Familiarize yourself with the modeling and integration of intelligent electrical power networks or 'smart grids'. Learn how they can transform the electricity landscape of the future.
Electrical power grids of the future will differ significantly from the power systems of the twentieth century. Current applications of smart grids around the world already solve some issues related to energy transmission. These include the small capacity and intermittent nature of renewable resources; the constraints of existing lines operated close to their thermal and stability limits; and uni-directional transmission from production to user. In addition, new 'intelligent' demand of products and devices such as electric vehicles and heat pumps demand changes in the way electricity is transmitted.
Why are smart grids the answer? Being robust and flexible, intelligent electrical power grids effectively coordinate energy supply and demand in a dynamic way. This enables the electricity from solar cells or wind farms, for example, to be incorporated within the distribution network. Biogas could be introduced locally within the gas network. Last but not least, smart grids also provide the flexibility needed to stimulate change in the energy market such as product innovation, privatization and internationalization.
Understanding smart grids is a must for advancing your career in the energy sector, particularly in the fields of renewable energies, governmental policy, or consultancy.

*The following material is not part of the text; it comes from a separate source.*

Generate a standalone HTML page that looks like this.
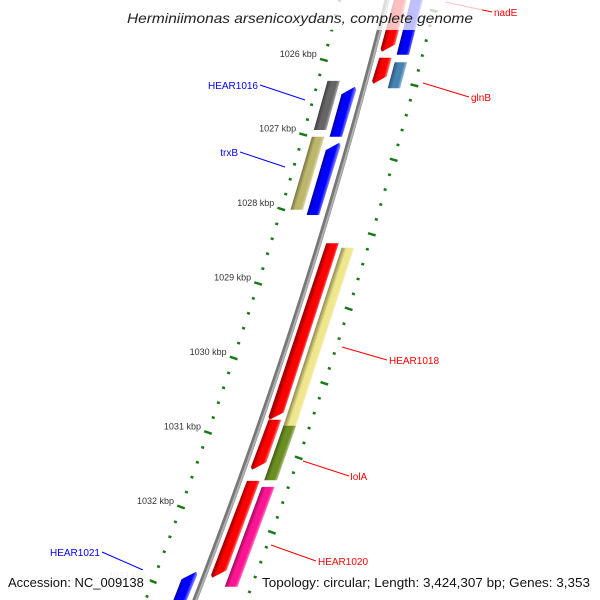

In the first course, you will be introduced to the layout of a smart grid, its components, its dynamics and the challenges in modeling and studying it. In the second course, you will put this knowledge into practice and develop your own models and scenarios to study and analyze the outcomes of some common smart grid disturbances.
Identify the impact of variable renewable energy sources (VRES) and smart energy demand on electrical power grids; and different tools and approaches to design a smart grid.
Apply optimal power flow (OPF) solutions to evaluate the performance of an electrical power system with integrated renewable energy sources.
Analyze intelligent electrical power system dynamics (frequency stability) to achieve active power balance, and identify control-room technologies for system-wide remote monitoring, protection and risk management of smart grid cyber security.
Simulate a 9-bus grid, with and without variable renewable resources.
Analyze and mitigate the impact of "intelligent" but common grid disturbances in electrical power systems.